A. Conservation technology has gotten to the point where it’s possible to undo this, but it’s extremely expensive. If you can’t afford to have the work undone — that’s 95 percent of us — try to neutralize it through environment. Keep the laminated item in moderate temperature (68 degrees Fahrenheit) and relative humidity (45 to 50 percent), and away from light. Interleave laminated items with pH-buffered tissue paper and store them in archival-quality flat boxes.

Q. What about copying the image to save it?

A. That’s an excellent alternative for two reasons: it lets you and others readily access the item, and it minimizes exposure of the original to undesirable environmental conditions. A digital camera is best, but you can use a scanner or, as a last resort, photocopy the items onto archival-quality paper.
Resource Roundup
Use these archival resources for completing the projects described here.
Crystal-clear archival polyester sheets, from $13.20 for 25
Hollinger Metal Edge, (800) 862-2228, <>

3M pH-neutral, double-sided polyester tape, $8.63
University Products, (800) 628-1912, <>

Heavyweight polypropylene sheet protectors (item 20051854), $14.99 for 100
OfficeMax, (800) 283-7674, <>

An Ounce of Preservation by Craig Tuttle, $12.95

Rainbow Books, (863) 648-4420, <>
Archival Action: Encapsulate an Heirloom Document
Time: 20 minutes
Cost: Less than $10
From An Ounce of Preservation by Craig Tuttle, these instructions tell you how to encapsulate an invaluable heirloom document using archival plastic. Just be sure to practice these steps on blank sheets of paper to get the hang of it before you tackle Great-grandma’s birth certificate.

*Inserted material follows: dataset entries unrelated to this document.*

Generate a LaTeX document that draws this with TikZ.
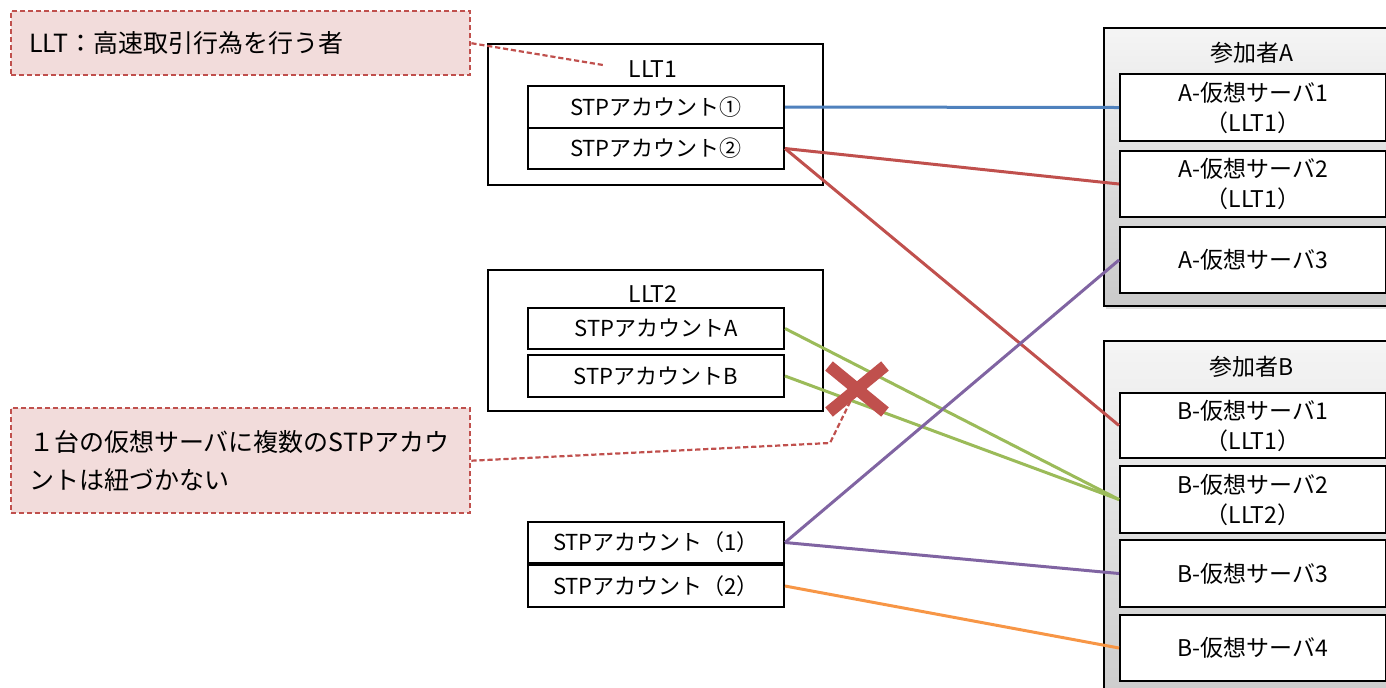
\documentclass[tikz,border=0pt]{standalone}
\usepackage{fontspec}
\setmainfont{Noto Sans CJK JP}
\usetikzlibrary{shadows}
\definecolor{accred}{HTML}{C0504D}
\definecolor{notepink}{HTML}{F2DCDB}
\definecolor{linkblue}{HTML}{4F81BD}
\definecolor{linkgreen}{HTML}{9BBB59}
\definecolor{linkpurple}{HTML}{8064A2}
\definecolor{linkorange}{HTML}{F79646}
\begin{document}
\begin{tikzpicture}[x=0.5pt,y=-0.5pt,
  box/.style={draw=black, line width=1pt, fill=white, inner sep=0pt,
    anchor=north west, align=center, font=\fontsize{11}{15}\selectfont},
  server/.style={box, font=\fontsize{11.5}{15}\selectfont},
  group/.style={draw=black, line width=1pt, fill=white, inner sep=0pt, anchor=north west},
  party/.style={draw=black, line width=1pt, inner sep=0pt, anchor=north west,
    top color=gray!8, bottom color=gray!42,
    drop shadow={opacity=0.25, shadow xshift=0.8pt, shadow yshift=-1.5pt}},
  note/.style={draw=accred, line width=1.2pt, dash pattern=on 2.6pt off 1.4pt,
    fill=notepink, inner ysep=0pt, inner xsep=9pt, anchor=north west,
    align=left, text width=211.5pt, font=\fontsize{12.5}{19}\selectfont},
  title/.style={font=\fontsize{11.5}{14}\selectfont},
  link/.style={line width=1.5pt},
  pointer/.style={draw=accred, line width=1.1pt, dash pattern=on 2.6pt off 1.4pt}]
\useasboundingbox (0,0) rectangle (1386,687);

% participant groups with their virtual servers
\node[party, minimum width=150pt, minimum height=139pt] (partA) at (1103,27) {};
\node[title] (partAlbl) at (1252,53) {参加者A};
\node[server, minimum width=133pt, minimum height=33.5pt] (a1) at (1119,73) {A-仮想サーバ1\\（LLT1）};
\node[server, minimum width=133pt, minimum height=33pt] (a2) at (1119,150) {A-仮想サーバ2\\（LLT1）};
\node[server, minimum width=133pt, minimum height=33pt] (a3) at (1119,226) {A-仮想サーバ3};

\node[party, minimum width=150pt, minimum height=190pt] (partB) at (1103,340) {};
\node[title] (partBlbl) at (1252,367) {参加者B};
\node[server, minimum width=133pt, minimum height=32.5pt] (b1) at (1119,392) {B-仮想サーバ1\\（LLT1）};
\node[server, minimum width=133pt, minimum height=33.5pt] (b2) at (1119,465) {B-仮想サーバ2\\（LLT2）};
\node[server, minimum width=133pt, minimum height=33.5pt] (b3) at (1119,539) {B-仮想サーバ3};
\node[server, minimum width=133pt, minimum height=33pt] (b4) at (1119,614) {B-仮想サーバ4};

% LLT groups and STP accounts
\node[group, minimum width=167.5pt, minimum height=70.5pt] (llt1) at (487,43) {};
\node[title] (llt1lbl) at (653,69) {LLT1};
\node[box, minimum width=128pt, minimum height=21pt] (s1) at (527,85) {STPアカウント①};
\node[box, minimum width=128pt, minimum height=20.5pt] (s2) at (527,127) {STPアカウント②};

\node[group, minimum width=167.5pt, minimum height=70.5pt] (llt2) at (487,269) {};
\node[title] (llt2lbl) at (653,294) {LLT2};
\node[box, minimum width=128pt, minimum height=20.5pt] (sA) at (527,307) {STPアカウントA};
\node[box, minimum width=128pt, minimum height=21pt] (sB) at (527,354) {STPアカウントB};

\node[box, minimum width=128pt, minimum height=20.5pt] (p1) at (527,521) {STPアカウント（1）};
\node[box, minimum width=128pt, minimum height=21pt] (p2) at (527,564) {STPアカウント（2）};

% account-to-server links
\draw[link, linkblue] (s1.east) -- (a1.west);
\draw[link, accred] (s2.east) -- (a2.west);
\draw[link, accred] (s2.east) -- (b1.west);
\draw[link, linkgreen] (sA.east) -- (b2.west);
\draw[link, linkgreen] (sB.east) -- (b2.west);
\draw[link, linkpurple] (p1.east) -- (a3.west);
\draw[link, linkpurple] (p1.east) -- (b3.west);
\draw[link, linkorange] (p2.east) -- (b4.west);

% cross over the forbidden pair of links
\coordinate (xmark) at (857,389);
\draw[accred, line width=6pt] ([shift={(-28,-23)}]xmark) -- ([shift={(28,23)}]xmark);
\draw[accred, line width=6pt] ([shift={(28,-23)}]xmark) -- ([shift={(-28,23)}]xmark);
\coordinate (xtip) at (851,400);

% notes
\node[note, minimum height=32pt] (note1) at (10,10) {LLT：高速取引行為を行う者};
\node[note, minimum height=52.5pt] (note2) at (10,407) {１台の仮想サーバに複数のSTPアカウ\\ントは紐づかない};
\coordinate (llt1tip) at (603,65);
\draw[pointer] (note1.east) -- (llt1tip);
\coordinate (bend) at (830,443);
\draw[pointer] (note2.east) -- (bend) -- (xtip);
\end{tikzpicture}
\end{document}
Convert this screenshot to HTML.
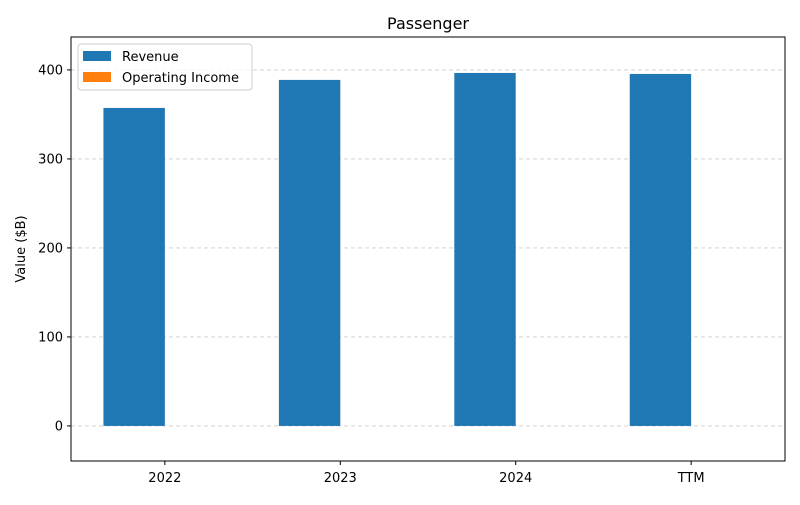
<!DOCTYPE html>
<html><head><meta charset="utf-8"><style>
body{margin:0;background:#fff;font-family:"Liberation Sans","DejaVu Sans",sans-serif;}
svg text{font-family:"DejaVu Sans","Liberation Sans",sans-serif;}
</style></head><body>
<svg id="chart" width="800" height="500" viewBox="0 0 800 500" xmlns="http://www.w3.org/2000/svg">
<rect width="800" height="500" fill="#fff"/>
<text x="428" y="29" font-size="16" text-anchor="middle">Passenger</text>
<g id="grid"></g>
<g id="bars"></g>
<rect x="71" y="37" width="714" height="424" fill="none" stroke="#000" stroke-width="1"/>
<g id="axes"></g>
<text transform="translate(25,249) rotate(-90)" font-size="13" text-anchor="middle">Value ($B)</text>
<g>
<rect x="78" y="44" width="174" height="46" rx="3" fill="#fff" fill-opacity="0.8" stroke="#ccc"/>
<rect x="83" y="51" width="28" height="10" fill="#1f77b4"/>
<text x="122" y="61" font-size="13">Revenue</text>
<rect x="83" y="72" width="28" height="10" fill="#ff7f0e"/>
<text x="122" y="82" font-size="13">Operating Income</text>
</g>
</svg>
<script>
const categories = ["2022","2023","2024","TTM"];
const revenue = [357.3, 388.8, 396.6, 395.5];
const operatingIncome = [0, 0, 0, 0];
const yTicks = [0, 100, 200, 300, 400];

const L=71,R=785,T=37,B=461;
const xMin=-0.535,xMax=3.535,yMin=-39.4,yMax=437;
const xs=v=>L+(v-xMin)/(xMax-xMin)*(R-L);
const ys=v=>B-(v-yMin)/(yMax-yMin)*(B-T);
const NS="http://www.w3.org/2000/svg";
function mk(tag,attrs,parent){const e=document.createElementNS(NS,tag);for(const k in attrs)e.setAttribute(k,attrs[k]);parent.appendChild(e);return e;}
const grid=document.getElementById('grid'),bars=document.getElementById('bars'),axes=document.getElementById('axes');
const w=0.35;
yTicks.forEach(t=>{
  const y=ys(t);
  const g=mk('line',{x1:L,x2:R,y1:y,y2:y,stroke:'#ccc','stroke-dasharray':'4,3','stroke-width':0.8},grid);
  
  
  const tk=mk('line',{x1:L-4,x2:L,y1:y,y2:y,stroke:'#000'},axes);
  
  
  const tx=mk('text',{x:L-8,y:y+4.5,'font-size':13,'text-anchor':'end'},axes);
  tx.textContent=t;
  
  
});
categories.forEach((c,i)=>{
  const y0=ys(0);
  const r=revenue[i], yr=ys(r);
  const b=mk('rect',{x:xs(i-w),y:Math.min(yr,y0),width:xs(i)-xs(i-w),height:Math.abs(y0-yr),fill:'#1f77b4'},bars);
  
  
  const o=operatingIncome[i], yo=ys(o);
  const b2=mk('rect',{x:xs(i),y:Math.min(yo,y0),width:xs(i+w)-xs(i),height:Math.abs(y0-yo),fill:'#ff7f0e'},bars);
  
  
  const x=xs(i);
  const tk=mk('line',{x1:x,x2:x,y1:B,y2:B+4,stroke:'#000'},axes);
  
  
  const tx=mk('text',{x:x,y:B+21,'font-size':13,'text-anchor':'middle'},axes);
  tx.textContent=c;
  
  
});
</script>
</body></html>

  1. Measure the length and width of the document to be encapsulated. On a cutting mat with a grid, cut two sheets of archival polyester plastic large enough to leave a 1-inch border around the document.
  2. Place one plastic sheet over the document and a paperweight on top. Then center the sheet over the document using the grids on the cutting mat as your guides.
  3. Apply 1/4-inch wide, pH-neutral double-sided tape (see resource roundup, opposite page) to each edge of the sheet, leaving 1/8-inch of space between the document edge and the tape, and between the ends of the tape strips. (Don’t peel off the backing strips on the tape just yet.)
  4. Place the document on top of the taped side of the polyester sheet and then place the second sheet over the document. Slowly peel the tape strips one at a time while holding the polyester sheets in place, and then use your finger to seal them together.
  5. Use the ruler to trim the excess plastic with an X-Acto knife or scissors. Rub a soft cloth over the tape strips to complete the seal. Use a pair of scissors to round off the pointed edges of the polyester sheets.
Family Tree Magazine Plus members can view more encapsulation advice (with step-by-step photos) on our website at <>.
Heirloom ID: Seeing Double
bifocals, circa 1790
Imagine sporting these specs! The steel-framed eyeglasses have double-hinged sidearms and a second, flip-down pair of lenses that supply additional magnifying power. The name of the owner, Bedlord Kington, appears across the top. This pair likely was made around 1790 by an English optician. The English experimented with bifocal lenses in the latter half of the 1700s; inventor Ben Franklin apparently had split-lens bifocals made for himself in 1784. The first patent related to eyeglasses was given to Addison Smith of London in 1783 for double spectacles that rotated down (only a few examples like the pair shown here still exist). In 1797, John Richardson expanded the idea with four-lens spectacles that rotated in from the sides (a more common style) and obtained the world’s second eyeglass patent.